4- Supply management
The Globe and Mail has reported, “The U.S. dairy industry – and Mr. Trump himself – has singled out supply management as unfair to U.S. producers.” The newspaper’s editorial board has argued, “As for agricultural supply management, if the Americans push the issue, Ottawa should be happy to lower the trade barriers – and the high prices paid by Canadian consumers for dairy and other foods.” But Sinclair counters, “Canada [should not] tolerate Trump’s scapegoating of Canadian dairy farmers. Ditching supply management would simply put our dairy farmers in the same predicament as their U.S. counterparts, who suffer from the effects of overproduction and farm-gate prices that fall below production costs.”

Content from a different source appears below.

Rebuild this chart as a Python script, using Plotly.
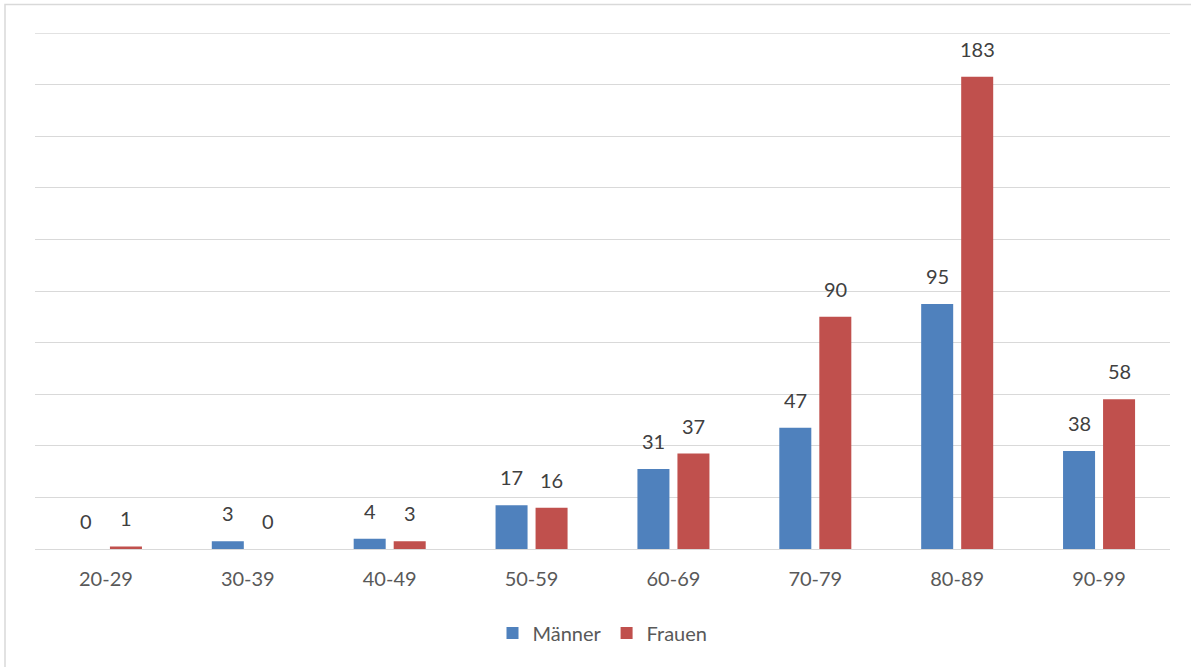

5- Chapter 11, water, energy proportionality
The Council of Canadians has also argued that Chapter 11 (the investor-state dispute settlement provision that allows corporations to challenge public interest legislation, most commonly environmental protection laws, through secretive tribunals), water (which is included in NAFTA as a good, service and investment) and energy proportionality (which locks in oil and gas exports from Canada and makes the transition to a 100 per cent clean energy economy by 2050 a near impossibility) should all be considered “red lines” by the Trudeau government (it currently does not see these as no-go issues).
An exit strategy
The Toronto Star’s national affairs columnist Thomas Walkom has warned, “Is the Liberal government willing to walk away from free trade with the U.S. if Trump’s demands prove too much to bear? It had better be. Otherwise, Trudeau enters these talks not as a partner but as a supplicant.”

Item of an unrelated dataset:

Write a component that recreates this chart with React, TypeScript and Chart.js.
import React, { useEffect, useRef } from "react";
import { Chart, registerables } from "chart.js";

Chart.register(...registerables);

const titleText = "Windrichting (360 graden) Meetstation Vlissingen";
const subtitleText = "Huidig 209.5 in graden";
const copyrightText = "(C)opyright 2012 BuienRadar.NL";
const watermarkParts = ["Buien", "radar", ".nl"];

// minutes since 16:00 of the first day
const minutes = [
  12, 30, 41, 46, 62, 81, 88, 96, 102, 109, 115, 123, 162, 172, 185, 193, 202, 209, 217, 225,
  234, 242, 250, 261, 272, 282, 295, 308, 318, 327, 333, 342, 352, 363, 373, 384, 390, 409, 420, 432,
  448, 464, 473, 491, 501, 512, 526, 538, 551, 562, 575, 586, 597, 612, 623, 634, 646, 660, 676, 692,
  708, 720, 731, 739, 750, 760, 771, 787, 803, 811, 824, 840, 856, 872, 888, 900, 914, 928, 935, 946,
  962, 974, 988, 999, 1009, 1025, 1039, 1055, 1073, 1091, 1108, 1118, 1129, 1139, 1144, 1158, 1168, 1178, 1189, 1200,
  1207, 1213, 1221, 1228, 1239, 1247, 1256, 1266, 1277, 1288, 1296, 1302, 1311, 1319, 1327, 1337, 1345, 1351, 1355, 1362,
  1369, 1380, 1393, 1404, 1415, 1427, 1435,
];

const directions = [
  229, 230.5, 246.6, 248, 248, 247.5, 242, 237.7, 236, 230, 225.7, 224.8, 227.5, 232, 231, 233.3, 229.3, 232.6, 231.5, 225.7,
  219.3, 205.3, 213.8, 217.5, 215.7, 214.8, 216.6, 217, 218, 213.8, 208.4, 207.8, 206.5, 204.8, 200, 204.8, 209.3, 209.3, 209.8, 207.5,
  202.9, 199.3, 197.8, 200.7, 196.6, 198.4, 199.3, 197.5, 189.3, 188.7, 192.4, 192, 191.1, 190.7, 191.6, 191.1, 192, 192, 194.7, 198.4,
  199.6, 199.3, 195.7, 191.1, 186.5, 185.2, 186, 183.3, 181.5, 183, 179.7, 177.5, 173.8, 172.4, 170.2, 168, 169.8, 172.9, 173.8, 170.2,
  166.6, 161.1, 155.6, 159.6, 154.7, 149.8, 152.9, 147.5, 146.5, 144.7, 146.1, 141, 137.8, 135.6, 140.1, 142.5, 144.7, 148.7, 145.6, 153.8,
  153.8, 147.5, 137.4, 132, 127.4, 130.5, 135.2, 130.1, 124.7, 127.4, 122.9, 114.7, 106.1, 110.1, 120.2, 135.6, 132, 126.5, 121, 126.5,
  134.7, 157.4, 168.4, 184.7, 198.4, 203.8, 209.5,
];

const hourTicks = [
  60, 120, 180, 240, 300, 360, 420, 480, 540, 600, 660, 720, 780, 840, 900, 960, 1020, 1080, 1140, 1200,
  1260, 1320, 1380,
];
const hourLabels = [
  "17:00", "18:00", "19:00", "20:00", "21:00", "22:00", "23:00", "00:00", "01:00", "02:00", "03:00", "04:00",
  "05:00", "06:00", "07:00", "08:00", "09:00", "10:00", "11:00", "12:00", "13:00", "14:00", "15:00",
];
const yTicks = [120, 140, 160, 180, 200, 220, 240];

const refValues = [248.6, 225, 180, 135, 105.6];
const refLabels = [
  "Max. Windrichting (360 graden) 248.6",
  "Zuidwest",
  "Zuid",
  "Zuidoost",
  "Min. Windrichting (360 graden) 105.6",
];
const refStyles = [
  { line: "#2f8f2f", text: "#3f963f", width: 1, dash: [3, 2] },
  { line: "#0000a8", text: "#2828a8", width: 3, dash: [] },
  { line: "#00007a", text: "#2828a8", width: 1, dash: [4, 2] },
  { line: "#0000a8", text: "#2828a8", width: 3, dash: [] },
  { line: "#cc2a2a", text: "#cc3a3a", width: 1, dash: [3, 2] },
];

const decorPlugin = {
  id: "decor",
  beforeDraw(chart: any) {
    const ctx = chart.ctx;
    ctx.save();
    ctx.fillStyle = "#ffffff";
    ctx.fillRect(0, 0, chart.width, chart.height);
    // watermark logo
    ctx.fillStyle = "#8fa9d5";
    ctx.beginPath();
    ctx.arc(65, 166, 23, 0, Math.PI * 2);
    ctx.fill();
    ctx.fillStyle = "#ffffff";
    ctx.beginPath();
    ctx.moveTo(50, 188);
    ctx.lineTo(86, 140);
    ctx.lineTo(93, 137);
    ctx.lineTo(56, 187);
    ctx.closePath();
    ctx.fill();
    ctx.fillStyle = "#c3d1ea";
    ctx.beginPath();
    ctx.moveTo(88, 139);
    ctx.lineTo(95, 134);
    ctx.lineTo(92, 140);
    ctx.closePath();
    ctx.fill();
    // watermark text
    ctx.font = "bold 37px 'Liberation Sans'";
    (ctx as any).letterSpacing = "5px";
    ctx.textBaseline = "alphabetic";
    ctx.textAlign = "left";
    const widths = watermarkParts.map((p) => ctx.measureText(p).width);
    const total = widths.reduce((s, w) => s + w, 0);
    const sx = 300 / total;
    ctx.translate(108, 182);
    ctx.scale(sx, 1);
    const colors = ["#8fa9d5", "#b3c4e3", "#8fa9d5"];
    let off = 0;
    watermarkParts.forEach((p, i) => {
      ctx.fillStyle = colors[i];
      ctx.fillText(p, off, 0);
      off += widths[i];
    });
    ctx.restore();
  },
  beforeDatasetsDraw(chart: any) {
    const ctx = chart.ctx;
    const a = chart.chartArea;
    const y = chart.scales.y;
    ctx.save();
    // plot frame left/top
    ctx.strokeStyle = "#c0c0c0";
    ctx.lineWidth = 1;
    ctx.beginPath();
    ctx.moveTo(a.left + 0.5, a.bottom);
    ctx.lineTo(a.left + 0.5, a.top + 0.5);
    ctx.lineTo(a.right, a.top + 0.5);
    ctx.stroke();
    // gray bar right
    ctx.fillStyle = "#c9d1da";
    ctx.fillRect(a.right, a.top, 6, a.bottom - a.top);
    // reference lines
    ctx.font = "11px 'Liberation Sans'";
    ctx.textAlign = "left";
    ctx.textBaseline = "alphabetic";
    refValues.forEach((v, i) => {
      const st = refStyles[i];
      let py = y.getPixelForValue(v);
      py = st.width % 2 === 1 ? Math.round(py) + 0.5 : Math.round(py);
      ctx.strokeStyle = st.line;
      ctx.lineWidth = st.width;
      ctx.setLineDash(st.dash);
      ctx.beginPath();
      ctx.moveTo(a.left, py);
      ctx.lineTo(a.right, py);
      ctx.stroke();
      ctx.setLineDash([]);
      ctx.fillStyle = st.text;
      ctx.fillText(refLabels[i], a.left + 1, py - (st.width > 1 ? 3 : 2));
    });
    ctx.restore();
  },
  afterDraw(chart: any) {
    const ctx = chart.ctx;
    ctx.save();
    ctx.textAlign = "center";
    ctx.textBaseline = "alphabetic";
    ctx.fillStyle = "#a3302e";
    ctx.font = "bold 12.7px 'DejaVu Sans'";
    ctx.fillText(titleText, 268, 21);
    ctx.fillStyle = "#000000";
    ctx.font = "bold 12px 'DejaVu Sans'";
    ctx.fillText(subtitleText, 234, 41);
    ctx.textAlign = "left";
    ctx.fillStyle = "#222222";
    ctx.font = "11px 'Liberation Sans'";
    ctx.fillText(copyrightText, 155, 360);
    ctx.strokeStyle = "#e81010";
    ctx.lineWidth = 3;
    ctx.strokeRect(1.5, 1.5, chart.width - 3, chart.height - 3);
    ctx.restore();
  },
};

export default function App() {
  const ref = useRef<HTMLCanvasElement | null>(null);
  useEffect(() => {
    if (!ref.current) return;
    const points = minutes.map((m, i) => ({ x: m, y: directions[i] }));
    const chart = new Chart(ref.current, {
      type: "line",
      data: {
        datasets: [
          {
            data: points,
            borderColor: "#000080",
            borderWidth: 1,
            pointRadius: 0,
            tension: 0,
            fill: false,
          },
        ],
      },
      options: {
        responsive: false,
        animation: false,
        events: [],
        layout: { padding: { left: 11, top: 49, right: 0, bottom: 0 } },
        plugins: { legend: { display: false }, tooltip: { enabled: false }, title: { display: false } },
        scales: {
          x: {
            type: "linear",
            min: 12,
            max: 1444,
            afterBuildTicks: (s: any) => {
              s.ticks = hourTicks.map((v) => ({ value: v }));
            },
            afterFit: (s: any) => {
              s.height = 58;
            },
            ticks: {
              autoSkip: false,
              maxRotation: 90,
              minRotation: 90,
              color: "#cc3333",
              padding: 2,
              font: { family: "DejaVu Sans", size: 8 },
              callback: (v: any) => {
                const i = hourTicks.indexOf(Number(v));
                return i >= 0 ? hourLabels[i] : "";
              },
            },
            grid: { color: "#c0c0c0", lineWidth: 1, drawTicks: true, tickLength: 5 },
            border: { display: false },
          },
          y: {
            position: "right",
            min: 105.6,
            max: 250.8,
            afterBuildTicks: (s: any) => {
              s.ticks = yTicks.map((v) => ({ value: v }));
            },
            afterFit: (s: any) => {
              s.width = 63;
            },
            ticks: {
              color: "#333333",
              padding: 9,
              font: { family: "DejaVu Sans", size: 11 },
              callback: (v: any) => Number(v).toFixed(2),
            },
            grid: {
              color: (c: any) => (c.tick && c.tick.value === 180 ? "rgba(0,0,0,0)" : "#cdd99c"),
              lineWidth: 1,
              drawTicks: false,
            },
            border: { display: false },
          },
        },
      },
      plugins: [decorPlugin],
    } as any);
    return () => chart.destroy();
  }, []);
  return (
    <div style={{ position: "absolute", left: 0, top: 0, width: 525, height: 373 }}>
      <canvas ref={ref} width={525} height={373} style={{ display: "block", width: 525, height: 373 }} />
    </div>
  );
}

Sinclair also notes, “If an ‘America First’ NAFTA would be worse for Canada than the multilateral alternative, we can and should walk away from the table. …[If the Canadian government were to do that], World Trade Organization-bound tariff rates would then apply. This would be disruptive, but not catastrophic. Under that scenario, Canadian exporters could face an additional US$3.5-5 billion in customs duties, equivalent to the value of 1.25 to 1.8 per cent of current exports. That’s a speed bump, for sure, but would not bring trade to a screeching halt.”
And even Lawrence Herman, a senior fellow at the right-wing C.D. Howe Institute, has argued, “No deal, as has been oft said, is better than a bad one. …Canada should be considering a world without the NAFTA or, possibly, without even the Canada-U.S. free-trade agreement. Contingency planning is what trade-policy formulation is all about.”